>> Start

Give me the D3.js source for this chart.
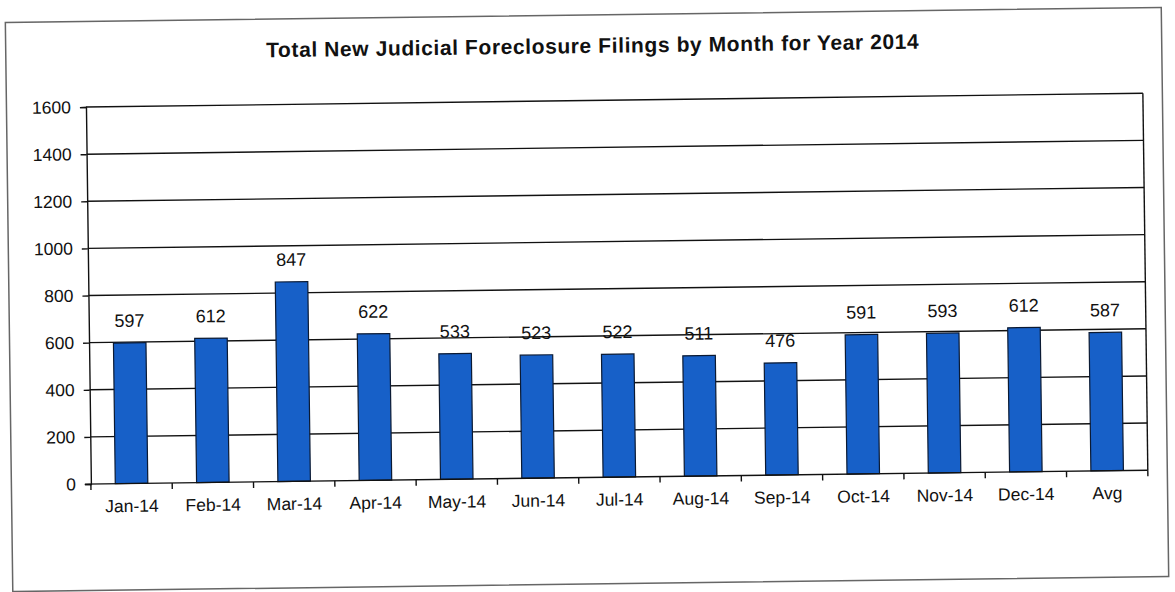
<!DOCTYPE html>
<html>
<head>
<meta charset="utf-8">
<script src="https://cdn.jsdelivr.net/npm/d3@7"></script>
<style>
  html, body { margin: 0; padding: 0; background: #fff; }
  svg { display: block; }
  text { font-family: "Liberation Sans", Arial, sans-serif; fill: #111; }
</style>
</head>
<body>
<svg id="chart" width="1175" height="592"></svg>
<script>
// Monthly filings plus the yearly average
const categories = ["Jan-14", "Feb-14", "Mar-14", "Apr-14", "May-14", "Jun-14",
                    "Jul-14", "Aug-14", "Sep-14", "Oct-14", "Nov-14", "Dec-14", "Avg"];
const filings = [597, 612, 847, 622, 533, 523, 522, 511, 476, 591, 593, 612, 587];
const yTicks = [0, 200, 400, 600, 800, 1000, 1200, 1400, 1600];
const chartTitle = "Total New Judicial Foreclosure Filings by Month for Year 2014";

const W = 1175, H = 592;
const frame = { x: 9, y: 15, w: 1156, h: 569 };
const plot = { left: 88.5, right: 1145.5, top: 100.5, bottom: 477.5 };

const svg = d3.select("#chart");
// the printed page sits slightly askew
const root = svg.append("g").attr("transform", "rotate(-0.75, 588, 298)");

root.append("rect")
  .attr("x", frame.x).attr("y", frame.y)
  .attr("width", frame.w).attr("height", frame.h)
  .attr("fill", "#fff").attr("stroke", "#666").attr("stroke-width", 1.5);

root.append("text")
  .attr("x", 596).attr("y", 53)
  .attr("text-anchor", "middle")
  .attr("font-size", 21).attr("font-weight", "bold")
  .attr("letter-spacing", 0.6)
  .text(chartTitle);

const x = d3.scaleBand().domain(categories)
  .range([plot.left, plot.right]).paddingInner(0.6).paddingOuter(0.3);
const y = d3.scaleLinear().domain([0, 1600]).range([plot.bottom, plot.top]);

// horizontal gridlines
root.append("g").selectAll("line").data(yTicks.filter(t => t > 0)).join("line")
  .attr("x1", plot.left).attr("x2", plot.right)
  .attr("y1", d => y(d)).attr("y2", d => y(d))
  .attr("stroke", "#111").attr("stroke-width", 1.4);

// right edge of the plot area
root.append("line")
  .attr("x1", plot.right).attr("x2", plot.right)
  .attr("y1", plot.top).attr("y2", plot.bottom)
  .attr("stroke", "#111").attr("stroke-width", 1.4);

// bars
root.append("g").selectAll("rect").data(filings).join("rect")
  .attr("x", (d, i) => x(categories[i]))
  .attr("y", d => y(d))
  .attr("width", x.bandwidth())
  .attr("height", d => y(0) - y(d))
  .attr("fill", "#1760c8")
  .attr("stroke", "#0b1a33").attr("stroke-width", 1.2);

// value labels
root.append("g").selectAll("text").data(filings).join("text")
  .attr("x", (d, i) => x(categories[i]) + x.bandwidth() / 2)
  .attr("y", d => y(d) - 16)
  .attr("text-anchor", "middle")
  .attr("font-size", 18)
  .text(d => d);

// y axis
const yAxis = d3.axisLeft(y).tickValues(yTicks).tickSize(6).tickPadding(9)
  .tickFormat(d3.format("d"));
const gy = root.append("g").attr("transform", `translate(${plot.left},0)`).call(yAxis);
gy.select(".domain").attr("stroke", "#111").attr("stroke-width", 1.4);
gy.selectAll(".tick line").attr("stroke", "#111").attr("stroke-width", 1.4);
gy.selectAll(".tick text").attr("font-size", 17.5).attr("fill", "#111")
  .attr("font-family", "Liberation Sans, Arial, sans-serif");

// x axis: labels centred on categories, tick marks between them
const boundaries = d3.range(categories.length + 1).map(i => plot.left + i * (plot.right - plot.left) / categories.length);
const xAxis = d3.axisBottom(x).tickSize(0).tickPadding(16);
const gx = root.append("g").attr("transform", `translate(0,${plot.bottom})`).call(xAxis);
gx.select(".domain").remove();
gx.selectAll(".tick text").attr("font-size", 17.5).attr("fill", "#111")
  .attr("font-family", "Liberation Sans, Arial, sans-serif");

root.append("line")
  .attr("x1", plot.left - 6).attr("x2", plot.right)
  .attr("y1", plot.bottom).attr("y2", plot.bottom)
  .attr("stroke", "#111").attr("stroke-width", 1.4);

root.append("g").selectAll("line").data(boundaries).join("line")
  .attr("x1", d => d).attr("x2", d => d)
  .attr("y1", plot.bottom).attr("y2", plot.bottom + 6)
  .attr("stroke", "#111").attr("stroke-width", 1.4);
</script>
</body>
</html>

>> End

What is needed:
The material above holds pictures; copy everything else in it exactly.

Output for this exercise:
Give me the D3.js source for this chart.
<!DOCTYPE html>
<html>
<head>
<meta charset="utf-8">
<script src="https://cdn.jsdelivr.net/npm/d3@7"></script>
<style>
  html, body { margin: 0; padding: 0; background: #fff; }
  svg { display: block; }
  text { font-family: "Liberation Sans", Arial, sans-serif; fill: #111; }
</style>
</head>
<body>
<svg id="chart" width="1175" height="592"></svg>
<script>
// Monthly filings plus the yearly average
const categories = ["Jan-14", "Feb-14", "Mar-14", "Apr-14", "May-14", "Jun-14",
                    "Jul-14", "Aug-14", "Sep-14", "Oct-14", "Nov-14", "Dec-14", "Avg"];
const filings = [597, 612, 847, 622, 533, 523, 522, 511, 476, 591, 593, 612, 587];
const yTicks = [0, 200, 400, 600, 800, 1000, 1200, 1400, 1600];
const chartTitle = "Total New Judicial Foreclosure Filings by Month for Year 2014";

const W = 1175, H = 592;
const frame = { x: 9, y: 15, w: 1156, h: 569 };
const plot = { left: 88.5, right: 1145.5, top: 100.5, bottom: 477.5 };

const svg = d3.select("#chart");
// the printed page sits slightly askew
const root = svg.append("g").attr("transform", "rotate(-0.75, 588, 298)");

root.append("rect")
  .attr("x", frame.x).attr("y", frame.y)
  .attr("width", frame.w).attr("height", frame.h)
  .attr("fill", "#fff").attr("stroke", "#666").attr("stroke-width", 1.5);

root.append("text")
  .attr("x", 596).attr("y", 53)
  .attr("text-anchor", "middle")
  .attr("font-size", 21).attr("font-weight", "bold")
  .attr("letter-spacing", 0.6)
  .text(chartTitle);

const x = d3.scaleBand().domain(categories)
  .range([plot.left, plot.right]).paddingInner(0.6).paddingOuter(0.3);
const y = d3.scaleLinear().domain([0, 1600]).range([plot.bottom, plot.top]);

// horizontal gridlines
root.append("g").selectAll("line").data(yTicks.filter(t => t > 0)).join("line")
  .attr("x1", plot.left).attr("x2", plot.right)
  .attr("y1", d => y(d)).attr("y2", d => y(d))
  .attr("stroke", "#111").attr("stroke-width", 1.4);

// right edge of the plot area
root.append("line")
  .attr("x1", plot.right).attr("x2", plot.right)
  .attr("y1", plot.top).attr("y2", plot.bottom)
  .attr("stroke", "#111").attr("stroke-width", 1.4);

// bars
root.append("g").selectAll("rect").data(filings).join("rect")
  .attr("x", (d, i) => x(categories[i]))
  .attr("y", d => y(d))
  .attr("width", x.bandwidth())
  .attr("height", d => y(0) - y(d))
  .attr("fill", "#1760c8")
  .attr("stroke", "#0b1a33").attr("stroke-width", 1.2);

// value labels
root.append("g").selectAll("text").data(filings).join("text")
  .attr("x", (d, i) => x(categories[i]) + x.bandwidth() / 2)
  .attr("y", d => y(d) - 16)
  .attr("text-anchor", "middle")
  .attr("font-size", 18)
  .text(d => d);

// y axis
const yAxis = d3.axisLeft(y).tickValues(yTicks).tickSize(6).tickPadding(9)
  .tickFormat(d3.format("d"));
const gy = root.append("g").attr("transform", `translate(${plot.left},0)`).call(yAxis);
gy.select(".domain").attr("stroke", "#111").attr("stroke-width", 1.4);
gy.selectAll(".tick line").attr("stroke", "#111").attr("stroke-width", 1.4);
gy.selectAll(".tick text").attr("font-size", 17.5).attr("fill", "#111")
  .attr("font-family", "Liberation Sans, Arial, sans-serif");

// x axis: labels centred on categories, tick marks between them
const boundaries = d3.range(categories.length + 1).map(i => plot.left + i * (plot.right - plot.left) / categories.length);
const xAxis = d3.axisBottom(x).tickSize(0).tickPadding(16);
const gx = root.append("g").attr("transform", `translate(0,${plot.bottom})`).call(xAxis);
gx.select(".domain").remove();
gx.selectAll(".tick text").attr("font-size", 17.5).attr("fill", "#111")
  .attr("font-family", "Liberation Sans, Arial, sans-serif");

root.append("line")
  .attr("x1", plot.left - 6).attr("x2", plot.right)
  .attr("y1", plot.bottom).attr("y2", plot.bottom)
  .attr("stroke", "#111").attr("stroke-width", 1.4);

root.append("g").selectAll("line").data(boundaries).join("line")
  .attr("x1", d => d).attr("x2", d => d)
  .attr("y1", plot.bottom).attr("y2", plot.bottom + 6)
  .attr("stroke", "#111").attr("stroke-width", 1.4);
</script>
</body>
</html>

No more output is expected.